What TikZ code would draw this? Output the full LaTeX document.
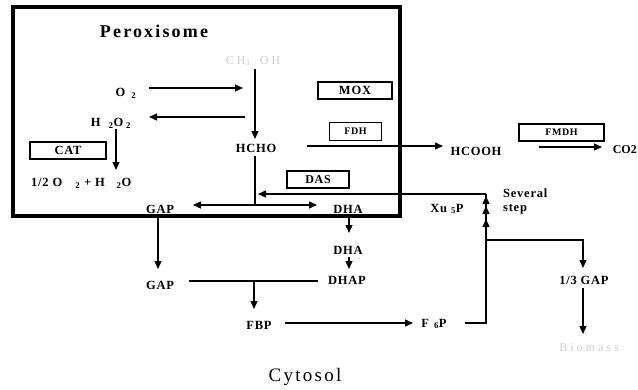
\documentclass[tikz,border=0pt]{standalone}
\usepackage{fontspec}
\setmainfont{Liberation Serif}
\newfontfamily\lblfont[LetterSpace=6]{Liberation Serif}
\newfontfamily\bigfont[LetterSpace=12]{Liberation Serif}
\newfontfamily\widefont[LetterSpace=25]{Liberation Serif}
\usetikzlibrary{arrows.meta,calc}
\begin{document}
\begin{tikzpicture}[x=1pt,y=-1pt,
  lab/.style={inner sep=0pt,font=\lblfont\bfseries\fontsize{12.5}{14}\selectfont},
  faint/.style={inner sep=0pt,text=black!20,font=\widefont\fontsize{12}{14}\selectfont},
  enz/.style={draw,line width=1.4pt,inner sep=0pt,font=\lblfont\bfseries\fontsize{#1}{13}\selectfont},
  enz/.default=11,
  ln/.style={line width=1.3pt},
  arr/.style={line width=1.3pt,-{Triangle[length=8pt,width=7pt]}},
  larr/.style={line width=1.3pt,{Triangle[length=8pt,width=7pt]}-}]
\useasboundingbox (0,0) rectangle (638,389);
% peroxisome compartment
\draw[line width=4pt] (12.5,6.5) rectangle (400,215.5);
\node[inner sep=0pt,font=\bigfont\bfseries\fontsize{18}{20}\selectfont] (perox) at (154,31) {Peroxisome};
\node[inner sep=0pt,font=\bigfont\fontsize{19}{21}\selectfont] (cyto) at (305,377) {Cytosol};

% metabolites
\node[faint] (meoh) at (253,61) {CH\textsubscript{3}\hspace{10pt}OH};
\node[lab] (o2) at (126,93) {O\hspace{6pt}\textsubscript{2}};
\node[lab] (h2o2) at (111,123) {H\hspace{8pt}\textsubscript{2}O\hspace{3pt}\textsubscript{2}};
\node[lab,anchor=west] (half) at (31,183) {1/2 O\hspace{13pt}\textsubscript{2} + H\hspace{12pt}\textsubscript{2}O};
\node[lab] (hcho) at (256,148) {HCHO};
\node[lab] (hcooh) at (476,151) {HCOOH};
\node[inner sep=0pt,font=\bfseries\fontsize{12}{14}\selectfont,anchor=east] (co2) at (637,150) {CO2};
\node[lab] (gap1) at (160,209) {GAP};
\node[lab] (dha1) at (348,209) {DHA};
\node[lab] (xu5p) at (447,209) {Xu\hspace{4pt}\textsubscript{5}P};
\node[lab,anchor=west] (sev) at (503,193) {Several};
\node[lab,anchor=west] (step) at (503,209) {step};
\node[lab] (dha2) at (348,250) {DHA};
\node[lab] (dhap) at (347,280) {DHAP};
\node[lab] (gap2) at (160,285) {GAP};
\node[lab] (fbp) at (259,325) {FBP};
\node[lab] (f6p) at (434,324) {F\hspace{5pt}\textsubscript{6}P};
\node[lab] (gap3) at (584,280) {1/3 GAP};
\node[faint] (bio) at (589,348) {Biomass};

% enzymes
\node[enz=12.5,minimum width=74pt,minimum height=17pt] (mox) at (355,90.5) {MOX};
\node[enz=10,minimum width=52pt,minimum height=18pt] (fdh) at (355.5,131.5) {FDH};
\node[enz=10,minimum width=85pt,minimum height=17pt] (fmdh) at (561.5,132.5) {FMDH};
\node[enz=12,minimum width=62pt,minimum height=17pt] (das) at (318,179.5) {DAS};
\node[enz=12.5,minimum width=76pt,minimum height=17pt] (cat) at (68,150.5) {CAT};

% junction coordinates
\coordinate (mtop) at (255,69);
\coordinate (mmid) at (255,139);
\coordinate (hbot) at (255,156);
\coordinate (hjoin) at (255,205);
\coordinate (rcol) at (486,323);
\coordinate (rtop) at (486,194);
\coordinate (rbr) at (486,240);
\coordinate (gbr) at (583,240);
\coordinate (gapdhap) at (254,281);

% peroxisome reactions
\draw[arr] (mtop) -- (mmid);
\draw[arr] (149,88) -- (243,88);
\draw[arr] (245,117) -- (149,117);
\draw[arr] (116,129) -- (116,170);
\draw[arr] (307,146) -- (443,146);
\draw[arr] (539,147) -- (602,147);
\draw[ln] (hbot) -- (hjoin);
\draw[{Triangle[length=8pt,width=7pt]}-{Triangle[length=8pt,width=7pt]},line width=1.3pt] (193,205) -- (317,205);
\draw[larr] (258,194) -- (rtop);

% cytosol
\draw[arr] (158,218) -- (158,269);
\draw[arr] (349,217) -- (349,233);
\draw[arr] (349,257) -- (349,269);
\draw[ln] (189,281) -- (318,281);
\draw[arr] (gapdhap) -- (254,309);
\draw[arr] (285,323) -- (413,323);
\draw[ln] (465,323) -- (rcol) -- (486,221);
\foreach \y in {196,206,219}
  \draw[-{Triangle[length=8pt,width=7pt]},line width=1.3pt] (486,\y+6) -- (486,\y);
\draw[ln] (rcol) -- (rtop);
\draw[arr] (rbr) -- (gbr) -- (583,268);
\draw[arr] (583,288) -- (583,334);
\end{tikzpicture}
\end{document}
* * * * *
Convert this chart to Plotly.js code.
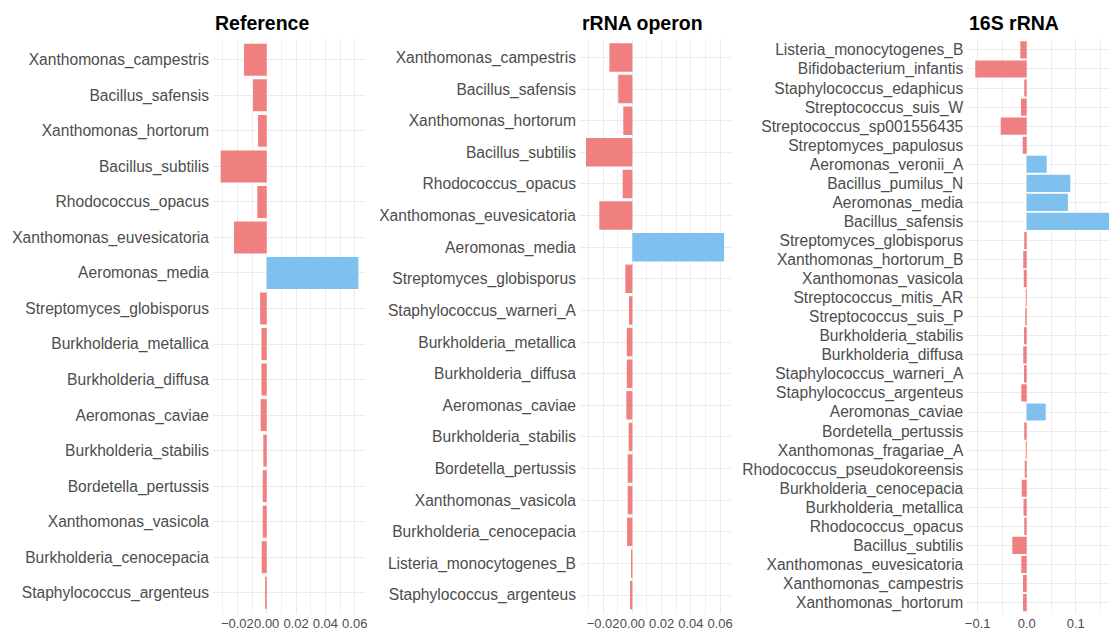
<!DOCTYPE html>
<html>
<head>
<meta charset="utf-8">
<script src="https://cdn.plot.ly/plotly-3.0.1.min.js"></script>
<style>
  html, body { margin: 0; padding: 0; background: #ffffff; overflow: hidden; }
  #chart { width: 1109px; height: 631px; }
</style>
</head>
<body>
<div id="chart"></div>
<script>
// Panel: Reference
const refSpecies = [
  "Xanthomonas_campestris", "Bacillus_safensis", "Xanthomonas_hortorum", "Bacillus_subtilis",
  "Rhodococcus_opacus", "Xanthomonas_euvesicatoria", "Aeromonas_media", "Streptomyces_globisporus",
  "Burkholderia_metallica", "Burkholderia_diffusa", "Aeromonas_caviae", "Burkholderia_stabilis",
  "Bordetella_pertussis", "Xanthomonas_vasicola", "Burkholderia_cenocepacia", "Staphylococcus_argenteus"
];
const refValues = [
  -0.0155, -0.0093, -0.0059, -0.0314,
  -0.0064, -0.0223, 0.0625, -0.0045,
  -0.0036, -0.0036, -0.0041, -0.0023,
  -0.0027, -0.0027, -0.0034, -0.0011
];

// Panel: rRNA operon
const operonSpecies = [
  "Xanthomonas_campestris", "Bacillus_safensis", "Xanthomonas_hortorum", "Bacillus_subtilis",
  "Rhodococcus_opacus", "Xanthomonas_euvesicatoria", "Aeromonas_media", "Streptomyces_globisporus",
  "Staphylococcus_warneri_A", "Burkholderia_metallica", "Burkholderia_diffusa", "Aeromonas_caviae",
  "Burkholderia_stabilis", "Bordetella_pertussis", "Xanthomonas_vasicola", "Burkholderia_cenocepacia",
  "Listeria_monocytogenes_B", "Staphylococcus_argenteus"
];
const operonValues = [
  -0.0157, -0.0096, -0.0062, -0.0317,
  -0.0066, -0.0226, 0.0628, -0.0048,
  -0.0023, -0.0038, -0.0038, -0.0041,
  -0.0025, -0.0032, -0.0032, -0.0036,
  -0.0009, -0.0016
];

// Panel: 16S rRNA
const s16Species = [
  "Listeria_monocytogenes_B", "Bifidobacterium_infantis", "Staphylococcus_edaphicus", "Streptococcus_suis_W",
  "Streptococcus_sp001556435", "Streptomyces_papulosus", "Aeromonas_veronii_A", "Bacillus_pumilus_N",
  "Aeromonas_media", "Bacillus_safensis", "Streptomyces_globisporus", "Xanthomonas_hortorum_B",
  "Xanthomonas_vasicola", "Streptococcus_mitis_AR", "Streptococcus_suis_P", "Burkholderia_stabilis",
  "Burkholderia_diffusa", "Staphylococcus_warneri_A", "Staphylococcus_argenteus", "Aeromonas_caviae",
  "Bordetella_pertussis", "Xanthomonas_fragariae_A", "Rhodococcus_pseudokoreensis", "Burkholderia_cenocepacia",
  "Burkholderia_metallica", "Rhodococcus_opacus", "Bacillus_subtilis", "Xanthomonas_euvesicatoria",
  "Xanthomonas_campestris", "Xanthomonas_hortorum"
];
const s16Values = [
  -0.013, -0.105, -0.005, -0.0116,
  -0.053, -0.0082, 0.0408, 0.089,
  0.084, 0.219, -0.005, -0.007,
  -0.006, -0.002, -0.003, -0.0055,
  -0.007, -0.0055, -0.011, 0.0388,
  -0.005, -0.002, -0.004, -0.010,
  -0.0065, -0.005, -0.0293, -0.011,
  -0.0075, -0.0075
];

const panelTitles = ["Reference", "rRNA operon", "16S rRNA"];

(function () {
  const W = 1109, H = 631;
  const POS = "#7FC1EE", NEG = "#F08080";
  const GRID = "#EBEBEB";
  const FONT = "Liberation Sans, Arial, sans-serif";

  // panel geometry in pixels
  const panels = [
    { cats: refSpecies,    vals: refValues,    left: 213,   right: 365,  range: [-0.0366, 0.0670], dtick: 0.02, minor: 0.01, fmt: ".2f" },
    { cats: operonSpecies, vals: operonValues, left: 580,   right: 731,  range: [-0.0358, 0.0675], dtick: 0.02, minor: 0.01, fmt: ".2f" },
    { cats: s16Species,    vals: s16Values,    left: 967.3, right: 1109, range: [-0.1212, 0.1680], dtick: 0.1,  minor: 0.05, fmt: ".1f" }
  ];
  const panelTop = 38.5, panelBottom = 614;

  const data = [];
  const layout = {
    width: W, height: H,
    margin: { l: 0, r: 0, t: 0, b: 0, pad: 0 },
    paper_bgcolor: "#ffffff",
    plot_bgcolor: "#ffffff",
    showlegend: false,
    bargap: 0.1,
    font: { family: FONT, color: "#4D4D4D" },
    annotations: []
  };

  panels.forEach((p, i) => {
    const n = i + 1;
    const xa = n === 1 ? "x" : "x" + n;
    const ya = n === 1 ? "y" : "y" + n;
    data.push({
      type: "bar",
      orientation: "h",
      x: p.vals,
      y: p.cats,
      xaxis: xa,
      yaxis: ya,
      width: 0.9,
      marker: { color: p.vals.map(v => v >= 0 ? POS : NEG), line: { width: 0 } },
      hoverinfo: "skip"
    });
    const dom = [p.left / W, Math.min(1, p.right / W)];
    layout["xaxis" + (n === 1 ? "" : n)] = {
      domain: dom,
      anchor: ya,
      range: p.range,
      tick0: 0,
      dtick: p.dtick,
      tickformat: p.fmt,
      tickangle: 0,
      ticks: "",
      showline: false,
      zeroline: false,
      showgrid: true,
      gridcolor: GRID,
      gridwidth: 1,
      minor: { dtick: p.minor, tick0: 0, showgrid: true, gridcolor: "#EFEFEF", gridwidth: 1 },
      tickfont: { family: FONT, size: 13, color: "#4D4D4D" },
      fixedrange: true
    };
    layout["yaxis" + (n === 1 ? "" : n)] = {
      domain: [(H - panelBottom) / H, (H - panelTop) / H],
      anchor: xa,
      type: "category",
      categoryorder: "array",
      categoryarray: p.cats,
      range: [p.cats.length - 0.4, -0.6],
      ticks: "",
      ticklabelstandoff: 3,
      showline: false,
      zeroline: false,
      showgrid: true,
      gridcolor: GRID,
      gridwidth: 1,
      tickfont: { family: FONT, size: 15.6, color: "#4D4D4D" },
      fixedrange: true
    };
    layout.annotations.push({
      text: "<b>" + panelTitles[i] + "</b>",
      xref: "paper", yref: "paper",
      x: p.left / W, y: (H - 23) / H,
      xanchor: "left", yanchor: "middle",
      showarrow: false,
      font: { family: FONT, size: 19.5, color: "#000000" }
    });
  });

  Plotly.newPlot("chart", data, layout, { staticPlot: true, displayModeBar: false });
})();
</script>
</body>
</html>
* * * * *
What is expected
Make an exact copy of the lines from the one holding "What TikZ code" through the one holding "(bio) at (589,348)", end lines included, without the pictures.

Written response
What TikZ code would draw this? Output the full LaTeX document.
\documentclass[tikz,border=0pt]{standalone}
\usepackage{fontspec}
\setmainfont{Liberation Serif}
\newfontfamily\lblfont[LetterSpace=6]{Liberation Serif}
\newfontfamily\bigfont[LetterSpace=12]{Liberation Serif}
\newfontfamily\widefont[LetterSpace=25]{Liberation Serif}
\usetikzlibrary{arrows.meta,calc}
\begin{document}
\begin{tikzpicture}[x=1pt,y=-1pt,
  lab/.style={inner sep=0pt,font=\lblfont\bfseries\fontsize{12.5}{14}\selectfont},
  faint/.style={inner sep=0pt,text=black!20,font=\widefont\fontsize{12}{14}\selectfont},
  enz/.style={draw,line width=1.4pt,inner sep=0pt,font=\lblfont\bfseries\fontsize{#1}{13}\selectfont},
  enz/.default=11,
  ln/.style={line width=1.3pt},
  arr/.style={line width=1.3pt,-{Triangle[length=8pt,width=7pt]}},
  larr/.style={line width=1.3pt,{Triangle[length=8pt,width=7pt]}-}]
\useasboundingbox (0,0) rectangle (638,389);
% peroxisome compartment
\draw[line width=4pt] (12.5,6.5) rectangle (400,215.5);
\node[inner sep=0pt,font=\bigfont\bfseries\fontsize{18}{20}\selectfont] (perox) at (154,31) {Peroxisome};
\node[inner sep=0pt,font=\bigfont\fontsize{19}{21}\selectfont] (cyto) at (305,377) {Cytosol};

% metabolites
\node[faint] (meoh) at (253,61) {CH\textsubscript{3}\hspace{10pt}OH};
\node[lab] (o2) at (126,93) {O\hspace{6pt}\textsubscript{2}};
\node[lab] (h2o2) at (111,123) {H\hspace{8pt}\textsubscript{2}O\hspace{3pt}\textsubscript{2}};
\node[lab,anchor=west] (half) at (31,183) {1/2 O\hspace{13pt}\textsubscript{2} + H\hspace{12pt}\textsubscript{2}O};
\node[lab] (hcho) at (256,148) {HCHO};
\node[lab] (hcooh) at (476,151) {HCOOH};
\node[inner sep=0pt,font=\bfseries\fontsize{12}{14}\selectfont,anchor=east] (co2) at (637,150) {CO2};
\node[lab] (gap1) at (160,209) {GAP};
\node[lab] (dha1) at (348,209) {DHA};
\node[lab] (xu5p) at (447,209) {Xu\hspace{4pt}\textsubscript{5}P};
\node[lab,anchor=west] (sev) at (503,193) {Several};
\node[lab,anchor=west] (step) at (503,209) {step};
\node[lab] (dha2) at (348,250) {DHA};
\node[lab] (dhap) at (347,280) {DHAP};
\node[lab] (gap2) at (160,285) {GAP};
\node[lab] (fbp) at (259,325) {FBP};
\node[lab] (f6p) at (434,324) {F\hspace{5pt}\textsubscript{6}P};
\node[lab] (gap3) at (584,280) {1/3 GAP};
\node[faint] (bio) at (589,348) {Biomass};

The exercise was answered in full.